What is salt, how much do we need & why?
Salt is another name for sodium and you may see either term used on food packaging. We need a certain amount of salt in our diet to regulate the amount of water in our bodies – when this water balance is disrupted by too much salt it can have negative consequences on our bodies. It is recommended that we consume maximum daily salt intakes of:
- 6g for adults and children aged 11+ years which is about 1 teaspoon (2.4g sodium)
- 5g for children aged 7-10 years (2g sodium)
- 3g for children aged 4-6 years (1.2g sodium)
- 2g for children aged 1-3 years (0.8g sodium)
We need to be careful when reading food packaging to check whether the salt is labelled as salt or sodium to avoid confusion. It is very hard in a western diet to consume insufficient salt for our needs.
How much are we actually consuming?
The average adult in the UK consumes about 8g of salt per day. This is much reduced vs 10 years ago but this 8g is still about one third more than we need.
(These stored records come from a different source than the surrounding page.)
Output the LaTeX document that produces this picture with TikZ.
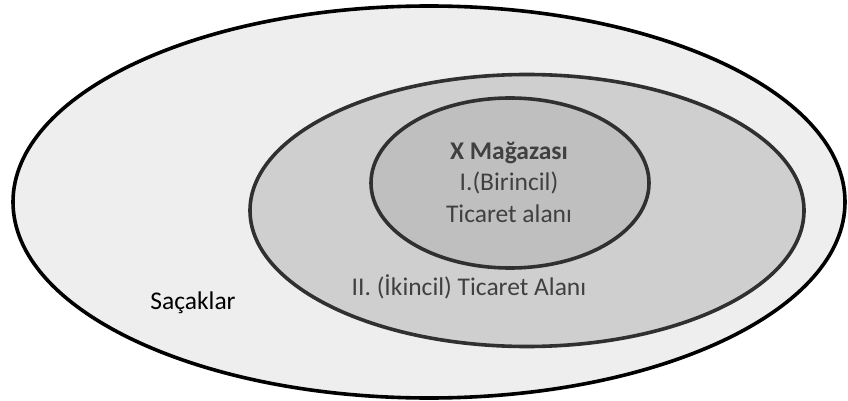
\documentclass[tikz,border=0pt]{standalone}
\usepackage{fontspec}
\setmainfont{Carlito}
\usepackage{xcolor}
\usepackage{tikz}
\definecolor{fringefill}{HTML}{EEEEEE}
\definecolor{secondfill}{HTML}{CFCFCF}
\definecolor{firstfill}{HTML}{BFBFBF}
\definecolor{ringline}{HTML}{303030}
\definecolor{labeltext}{HTML}{404040}

\begin{document}
\begin{tikzpicture}[x=1pt, y=-1pt,
    zone/.style={line width=3.6pt, draw=ringline},
    lbl/.style={font=\fontsize{25.5}{31.5}\selectfont, text=labeltext, inner sep=0pt}]
  \useasboundingbox (0,0) rectangle (848,401);
  \filldraw[zone, fill=fringefill, draw=black] (429,202) ellipse [x radius=416pt, y radius=196pt];
  \filldraw[zone, fill=secondfill] (527,210.5) ellipse [x radius=277pt, y radius=136pt];
  \filldraw[zone, fill=firstfill] (510,183) ellipse [x radius=139pt, y radius=85pt];
  \node[lbl, align=center] (store) at (509,182) {\textbf{X Mağazası}\\I.(Birincil)\\Ticaret alanı};
  \node[lbl] (second) at (469,287) {II. (İkincil) Ticaret Alanı};
  \node[lbl, text=black] (fringe) at (193,303) {Saçaklar};
\end{tikzpicture}
\end{document}
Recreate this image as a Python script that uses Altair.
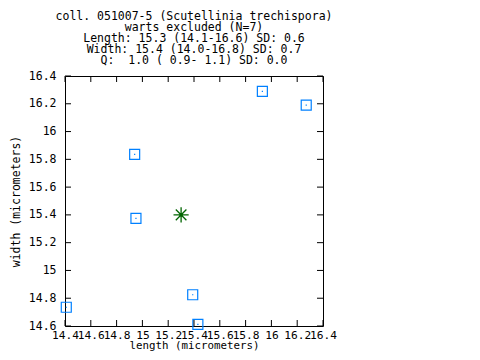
import altair as alt
import pandas as pd

lengths = [14.41, 14.94, 14.95, 15.39, 15.43, 15.93, 16.27]
widths = [14.735, 15.835, 15.375, 14.825, 14.612, 16.29, 16.19]
mean_length = [15.3]
mean_width = [15.4]
x_ticks = [14.4, 14.6, 14.8, 15.0, 15.2, 15.4, 15.6, 15.8, 16.0, 16.2, 16.4]
y_ticks = [14.6, 14.8, 15.0, 15.2, 15.4, 15.6, 15.8, 16.0, 16.2, 16.4]
title_lines = [
    "coll. 051007-5 (Scutellinia trechispora)",
    "warts excluded (N=7)",
    "Length: 15.3 (14.1-16.6) SD: 0.6",
    " Width: 15.4 (14.0-16.8) SD: 0.7",
    "     Q:  1.0 ( 0.9- 1.1) SD: 0.0",
]

W, H = 258, 250
FONT = "DejaVu Sans Mono"
BLUE = "#0080ff"
GREEN = "#006400"

pts = pd.DataFrame({"length": lengths, "width": widths})
mean = pd.DataFrame({"length": mean_length, "width": mean_width})
xt = pd.DataFrame({"length": x_ticks})
yt = pd.DataFrame({"width": y_ticks})

xscale = alt.Scale(domain=[14.4, 16.4], nice=False, zero=False)
yscale = alt.Scale(domain=[14.6, 16.4], nice=False, zero=False)

xaxis = alt.Axis(values=x_ticks, ticks=False, domain=False, grid=False,
                 labelOverlap=False, labelExpr="format(datum.value, '~g')",
                 labelFont=FONT, labelFontSize=11.2, labelColor="black",
                 labelPadding=3, title="length (micrometers)",
                 titleFont=FONT, titleFontSize=10.8, titleFontWeight="normal",
                 titlePadding=-1, labelFlush=False, labelBound=False)
yaxis = alt.Axis(values=y_ticks, ticks=False, domain=False, grid=False,
                 labelOverlap=False, labelExpr="format(datum.value, '~g')",
                 labelFont=FONT, labelFontSize=11.5, labelColor="black",
                 labelPadding=9, title="width (micrometers)",
                 titleFont=FONT, titleFontSize=11.5, titleFontWeight="normal",
                 titlePadding=7, labelFlush=False, labelBound=False)

X = alt.X("length:Q", scale=xscale, axis=xaxis)
Y = alt.Y("width:Q", scale=yscale, axis=yaxis)

base = alt.Chart(pts).mark_point(shape="square", filled=False, size=100,
                                 color=BLUE, strokeWidth=1.2, opacity=1).encode(x=X, y=Y)
dots = alt.Chart(pts).mark_square(size=1.5, color=BLUE, opacity=1).encode(x=X, y=Y)
star = alt.Chart(mean).mark_point(
    shape="M-1,0L1,0M0,-1L0,1M-0.7,-0.7L0.7,0.7M-0.7,0.7L0.7,-0.7",
    size=230, color=GREEN, strokeWidth=1.3, filled=False, opacity=1).encode(x=X, y=Y)
star_dot = alt.Chart(mean).mark_circle(size=8, color=GREEN, opacity=1).encode(x=X, y=Y)

xt_bot = alt.Chart(xt).mark_rule(color="black").encode(
    x=X, y=alt.value(H), y2=alt.value(H - 6))
xt_top = alt.Chart(xt).mark_rule(color="black").encode(
    x=X, y=alt.value(0), y2=alt.value(6))
yt_left = alt.Chart(yt).mark_rule(color="black").encode(
    y=Y, x=alt.value(0), x2=alt.value(6))
yt_right = alt.Chart(yt).mark_rule(color="black").encode(
    y=Y, x=alt.value(W), x2=alt.value(W - 6))

NBSP = "\u00a0"
title_text = [t.replace(" ", NBSP) for t in title_lines]

chart = alt.layer(base, dots, star, star_dot, xt_bot, xt_top, yt_left, yt_right).properties(
    width=W, height=H,
    title=alt.Title(text=title_text, font=FONT, fontSize=11.5, fontWeight="normal",
                    lineHeight=11, anchor="middle", offset=4, color="black"),
    autosize=alt.AutoSizeParams(type="none"),
    padding={"left": 57, "top": 68, "right": 149, "bottom": 26},
).configure(background="white").configure_view(stroke="black", strokeWidth=1)

chart.save("out.html", embed_options={"renderer": "svg", "actions": False})
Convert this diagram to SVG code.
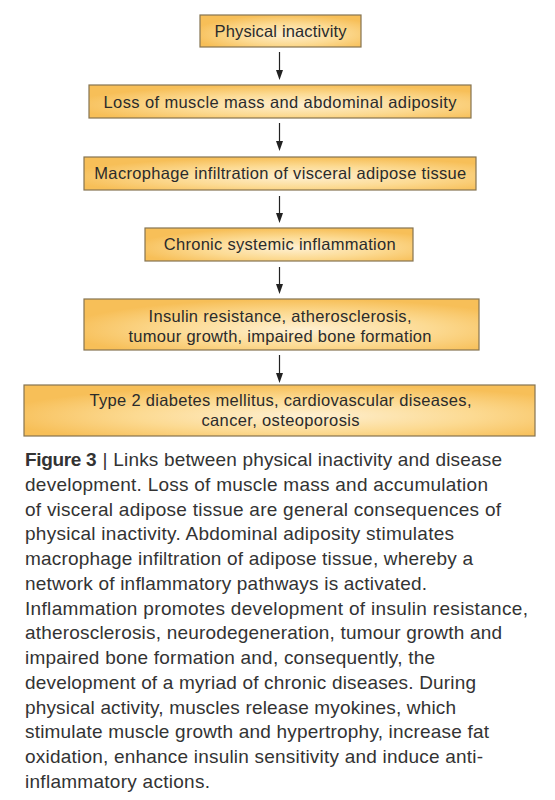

Why does too much salt cause us problems?
- High Blood Pressure
Consuming more than 6g of salt per day can cause many health problems, the greatest of which is high blood pressure, also known as ‘hypertension’. When we eat too much salt, this salt holds on to water in our bodies and disrupts the all-important water balance I mentioned earlier. As blood is mainly water, this extra water in our blood puts greater pressure on our blood vessels to open up and let the blood through – resulting in high blood pressure!
High blood pressure is a risk factor for cardiovascular disease – it puts extra strain on your heart to pump your blood around the body and may result in a heart attack or stroke if the pressure is very high.
The government states that if we were to reduce our salt intake to the recommended 6g per day, there could be up to 20,000 fewer deaths from heart attack and stroke each year!
Salt reduction combined with a diet:
- High in fruit & veg, wholegrains, low fat dairy and pulses
- With small daily amounts of lean poultry & fish
has been proven to be the best way to reduce high blood pressure. This diet is known as the DASH diet (Dietary Approaches to Stop Hypertension)
- Kidney Problems
If salt holds on to water in your body, the kidneys do the opposite job – they have to try and get rid of this excess water to keep a nice water balance for us.
More salt in the blood means the kidneys have to work a lot harder to try and remove the water, as the water likes to stay with the salt! Over time this can put a lot of strain on our kidneys and can lead to kidney failure where the kidneys slowly stop working properly.
Once kidney failure is established it cannot be reversed and patients must consume even less salt at this stage to avoid total failure or dialysis.
Too much salt can also make us dehydrated and affect our day to day performance. It can also cause painful kidney stones and stomach ulcers.
Tips to consume less salt
Most of us won’t have the time or the inclination to calculate how much salt we are eating every day! To keep it simple:
- Don’t add salt to food when cooking; replace with herbs & spices (dry or fresh), lemon, lime or garlic
- 75% of the salt we eat comes from ready meals/soups/sauces/breads – i.e. processed foods. Quickly scan the packaging of processed foods when buying and opt for foods that have the ‘green’ traffic light for salt. Foods that carry the red light should be consumed sparingly.
- For foods that have no traffic lights, you can use the FoodSwitch app which is free to download. By scanning the barcode it will tell you if the food is high or low in salt!
- For those who do have more time, be careful when reading food labels and check the amount of salt ‘per serving’ not per 100g as some may be displayed
- Don’t be fooled by ‘special’ salts which claim to be better for us such as Himalayan salt – salt is salt!